→ Records for the exercise:

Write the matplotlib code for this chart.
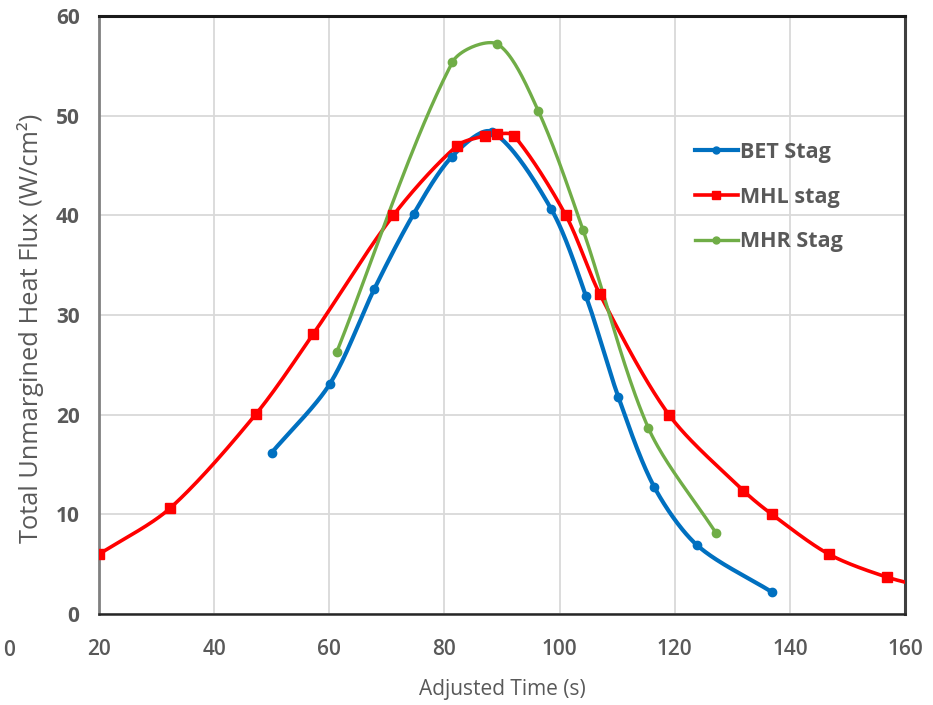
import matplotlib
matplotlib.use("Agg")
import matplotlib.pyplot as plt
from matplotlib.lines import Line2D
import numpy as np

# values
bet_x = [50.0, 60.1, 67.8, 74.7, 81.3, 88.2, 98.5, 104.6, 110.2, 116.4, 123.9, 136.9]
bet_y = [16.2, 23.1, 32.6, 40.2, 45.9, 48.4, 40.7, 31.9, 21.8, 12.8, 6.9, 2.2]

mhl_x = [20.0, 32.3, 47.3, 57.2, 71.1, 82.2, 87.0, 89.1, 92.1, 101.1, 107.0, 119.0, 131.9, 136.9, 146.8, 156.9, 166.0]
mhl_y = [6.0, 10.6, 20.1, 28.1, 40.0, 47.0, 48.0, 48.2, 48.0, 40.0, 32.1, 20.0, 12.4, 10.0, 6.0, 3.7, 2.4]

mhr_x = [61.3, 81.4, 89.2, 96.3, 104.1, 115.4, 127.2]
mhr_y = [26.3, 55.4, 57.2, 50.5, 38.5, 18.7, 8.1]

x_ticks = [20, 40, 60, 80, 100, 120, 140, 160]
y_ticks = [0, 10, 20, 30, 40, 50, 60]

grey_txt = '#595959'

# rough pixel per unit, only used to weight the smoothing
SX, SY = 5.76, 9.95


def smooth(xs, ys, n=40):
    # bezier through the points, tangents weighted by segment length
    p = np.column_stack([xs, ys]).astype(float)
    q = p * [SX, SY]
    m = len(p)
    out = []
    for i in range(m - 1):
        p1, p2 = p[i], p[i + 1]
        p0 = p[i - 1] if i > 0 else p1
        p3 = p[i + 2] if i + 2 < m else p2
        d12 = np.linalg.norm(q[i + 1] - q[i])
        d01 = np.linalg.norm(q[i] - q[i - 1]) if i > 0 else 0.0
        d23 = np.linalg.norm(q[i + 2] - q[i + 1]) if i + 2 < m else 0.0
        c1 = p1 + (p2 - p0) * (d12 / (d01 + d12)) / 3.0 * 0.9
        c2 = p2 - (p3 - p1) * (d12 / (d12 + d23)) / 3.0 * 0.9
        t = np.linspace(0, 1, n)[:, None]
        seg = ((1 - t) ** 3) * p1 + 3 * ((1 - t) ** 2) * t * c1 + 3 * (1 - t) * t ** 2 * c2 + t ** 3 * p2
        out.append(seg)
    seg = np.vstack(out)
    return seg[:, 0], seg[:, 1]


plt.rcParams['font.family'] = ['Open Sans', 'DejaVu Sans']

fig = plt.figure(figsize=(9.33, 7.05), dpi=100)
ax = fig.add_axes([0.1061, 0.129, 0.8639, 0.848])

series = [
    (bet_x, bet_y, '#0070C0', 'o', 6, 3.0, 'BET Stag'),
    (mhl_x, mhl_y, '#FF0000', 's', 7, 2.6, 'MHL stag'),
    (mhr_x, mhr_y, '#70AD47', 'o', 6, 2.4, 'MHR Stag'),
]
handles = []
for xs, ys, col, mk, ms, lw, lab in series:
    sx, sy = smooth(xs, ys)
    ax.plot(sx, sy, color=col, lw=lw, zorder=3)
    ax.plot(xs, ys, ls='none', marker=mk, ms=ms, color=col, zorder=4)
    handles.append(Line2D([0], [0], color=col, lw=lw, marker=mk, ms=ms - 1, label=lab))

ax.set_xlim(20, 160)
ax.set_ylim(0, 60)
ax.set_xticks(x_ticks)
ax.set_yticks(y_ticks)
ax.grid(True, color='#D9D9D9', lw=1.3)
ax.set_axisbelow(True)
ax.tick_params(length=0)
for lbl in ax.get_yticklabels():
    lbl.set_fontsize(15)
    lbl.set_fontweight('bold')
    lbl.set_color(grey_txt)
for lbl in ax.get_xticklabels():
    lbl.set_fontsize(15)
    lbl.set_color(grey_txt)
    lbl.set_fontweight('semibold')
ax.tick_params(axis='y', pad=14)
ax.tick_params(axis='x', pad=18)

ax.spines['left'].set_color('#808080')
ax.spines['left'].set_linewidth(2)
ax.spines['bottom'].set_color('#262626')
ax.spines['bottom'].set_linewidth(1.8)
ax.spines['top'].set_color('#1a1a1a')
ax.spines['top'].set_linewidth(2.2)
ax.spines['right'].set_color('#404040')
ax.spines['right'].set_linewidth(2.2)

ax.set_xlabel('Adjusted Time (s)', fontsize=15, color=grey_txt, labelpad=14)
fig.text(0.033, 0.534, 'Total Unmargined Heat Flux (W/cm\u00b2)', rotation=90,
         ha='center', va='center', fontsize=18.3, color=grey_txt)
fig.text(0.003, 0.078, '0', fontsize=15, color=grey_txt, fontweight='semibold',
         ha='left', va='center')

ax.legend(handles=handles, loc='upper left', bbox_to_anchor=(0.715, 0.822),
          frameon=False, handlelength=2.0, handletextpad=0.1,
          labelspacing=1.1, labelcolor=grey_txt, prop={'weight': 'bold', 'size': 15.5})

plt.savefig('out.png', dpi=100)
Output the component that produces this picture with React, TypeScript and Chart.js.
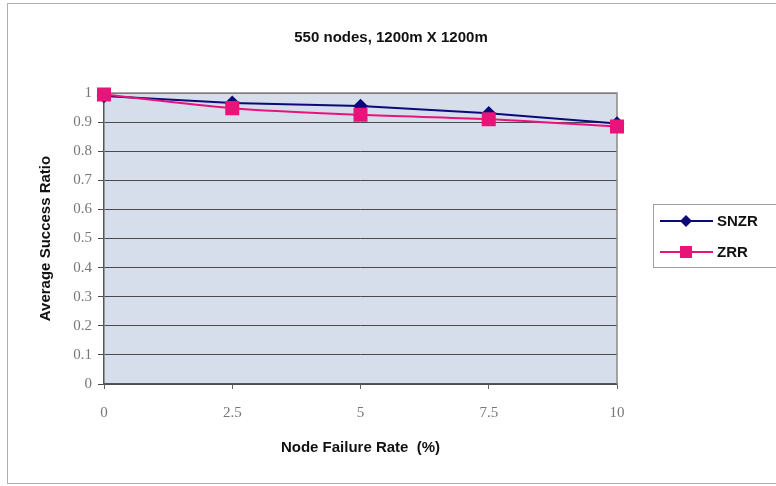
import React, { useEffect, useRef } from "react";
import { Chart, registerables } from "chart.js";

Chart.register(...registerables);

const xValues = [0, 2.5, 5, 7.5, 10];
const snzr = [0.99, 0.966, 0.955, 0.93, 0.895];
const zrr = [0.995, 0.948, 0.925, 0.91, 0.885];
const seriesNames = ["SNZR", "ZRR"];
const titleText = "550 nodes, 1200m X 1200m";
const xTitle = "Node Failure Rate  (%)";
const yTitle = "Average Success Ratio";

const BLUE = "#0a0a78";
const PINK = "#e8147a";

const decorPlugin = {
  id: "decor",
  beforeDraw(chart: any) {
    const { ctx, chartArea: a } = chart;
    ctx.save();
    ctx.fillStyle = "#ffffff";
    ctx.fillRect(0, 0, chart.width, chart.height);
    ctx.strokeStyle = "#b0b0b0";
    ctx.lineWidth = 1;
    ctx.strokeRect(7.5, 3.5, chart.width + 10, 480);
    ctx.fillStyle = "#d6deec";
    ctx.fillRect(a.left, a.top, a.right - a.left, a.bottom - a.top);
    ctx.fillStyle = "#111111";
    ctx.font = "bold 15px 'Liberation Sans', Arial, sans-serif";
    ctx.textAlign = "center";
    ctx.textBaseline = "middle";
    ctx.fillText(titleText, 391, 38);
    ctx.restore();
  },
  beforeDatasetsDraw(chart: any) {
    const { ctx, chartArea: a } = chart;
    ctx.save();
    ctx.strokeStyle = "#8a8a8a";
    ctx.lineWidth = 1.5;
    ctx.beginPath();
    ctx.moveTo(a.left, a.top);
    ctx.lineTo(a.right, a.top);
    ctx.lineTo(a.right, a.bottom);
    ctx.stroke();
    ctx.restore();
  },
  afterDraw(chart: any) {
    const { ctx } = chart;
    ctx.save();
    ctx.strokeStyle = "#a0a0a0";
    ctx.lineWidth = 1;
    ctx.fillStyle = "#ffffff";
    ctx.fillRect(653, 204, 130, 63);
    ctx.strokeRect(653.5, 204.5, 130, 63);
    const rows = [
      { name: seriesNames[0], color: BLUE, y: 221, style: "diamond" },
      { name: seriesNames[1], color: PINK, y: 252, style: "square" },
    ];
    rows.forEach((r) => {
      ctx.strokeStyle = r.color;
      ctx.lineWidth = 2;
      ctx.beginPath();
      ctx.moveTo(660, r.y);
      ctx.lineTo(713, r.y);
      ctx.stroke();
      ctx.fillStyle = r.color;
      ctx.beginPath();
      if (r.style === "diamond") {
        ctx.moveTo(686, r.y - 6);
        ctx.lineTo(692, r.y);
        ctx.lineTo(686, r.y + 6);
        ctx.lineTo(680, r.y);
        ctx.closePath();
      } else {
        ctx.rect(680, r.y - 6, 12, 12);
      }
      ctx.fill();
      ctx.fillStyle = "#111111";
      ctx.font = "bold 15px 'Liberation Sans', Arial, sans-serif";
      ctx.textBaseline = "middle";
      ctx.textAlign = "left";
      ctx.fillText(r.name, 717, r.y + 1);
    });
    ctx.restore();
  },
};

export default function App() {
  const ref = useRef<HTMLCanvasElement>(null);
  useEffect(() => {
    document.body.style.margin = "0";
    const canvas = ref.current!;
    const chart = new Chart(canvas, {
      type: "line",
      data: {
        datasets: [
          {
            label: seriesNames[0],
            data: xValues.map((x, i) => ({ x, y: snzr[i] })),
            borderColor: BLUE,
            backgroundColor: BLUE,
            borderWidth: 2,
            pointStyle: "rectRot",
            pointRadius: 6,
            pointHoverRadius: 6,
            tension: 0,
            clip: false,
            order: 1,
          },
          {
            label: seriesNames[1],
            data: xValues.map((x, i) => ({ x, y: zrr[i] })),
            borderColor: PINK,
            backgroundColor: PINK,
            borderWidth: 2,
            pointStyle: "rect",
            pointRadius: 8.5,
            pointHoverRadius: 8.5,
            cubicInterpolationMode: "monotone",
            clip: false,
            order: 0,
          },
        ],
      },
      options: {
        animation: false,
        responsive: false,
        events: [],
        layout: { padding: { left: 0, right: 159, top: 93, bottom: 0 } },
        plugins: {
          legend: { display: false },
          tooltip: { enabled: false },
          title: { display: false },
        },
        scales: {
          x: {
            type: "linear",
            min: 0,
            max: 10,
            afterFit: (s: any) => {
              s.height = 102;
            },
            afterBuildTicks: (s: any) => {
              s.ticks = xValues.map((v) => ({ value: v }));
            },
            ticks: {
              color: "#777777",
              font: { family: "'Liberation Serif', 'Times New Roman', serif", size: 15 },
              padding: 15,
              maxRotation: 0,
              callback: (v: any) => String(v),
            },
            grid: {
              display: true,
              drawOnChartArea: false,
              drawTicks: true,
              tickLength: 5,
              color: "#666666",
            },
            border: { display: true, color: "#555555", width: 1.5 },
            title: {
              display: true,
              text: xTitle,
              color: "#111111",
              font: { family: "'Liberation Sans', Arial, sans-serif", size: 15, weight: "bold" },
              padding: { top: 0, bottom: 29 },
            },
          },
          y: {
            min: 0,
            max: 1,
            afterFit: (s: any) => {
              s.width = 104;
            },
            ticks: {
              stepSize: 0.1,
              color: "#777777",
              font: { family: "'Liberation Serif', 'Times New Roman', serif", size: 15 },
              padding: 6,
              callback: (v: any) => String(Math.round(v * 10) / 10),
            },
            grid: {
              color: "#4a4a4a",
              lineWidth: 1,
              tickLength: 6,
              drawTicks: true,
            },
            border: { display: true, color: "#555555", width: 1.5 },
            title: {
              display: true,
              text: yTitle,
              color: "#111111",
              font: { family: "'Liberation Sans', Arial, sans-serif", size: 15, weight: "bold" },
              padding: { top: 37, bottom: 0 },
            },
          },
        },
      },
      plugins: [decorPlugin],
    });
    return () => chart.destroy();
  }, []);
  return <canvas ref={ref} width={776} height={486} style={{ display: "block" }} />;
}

→ Given instruction:
Every line from the start of the listing above through the line with "import numpy as np" should be repeated exactly; skip the pictures and add nothing else.

→ Solution for this task:
Write the matplotlib code for this chart.
import matplotlib
matplotlib.use("Agg")
import matplotlib.pyplot as plt
from matplotlib.lines import Line2D
import numpy as np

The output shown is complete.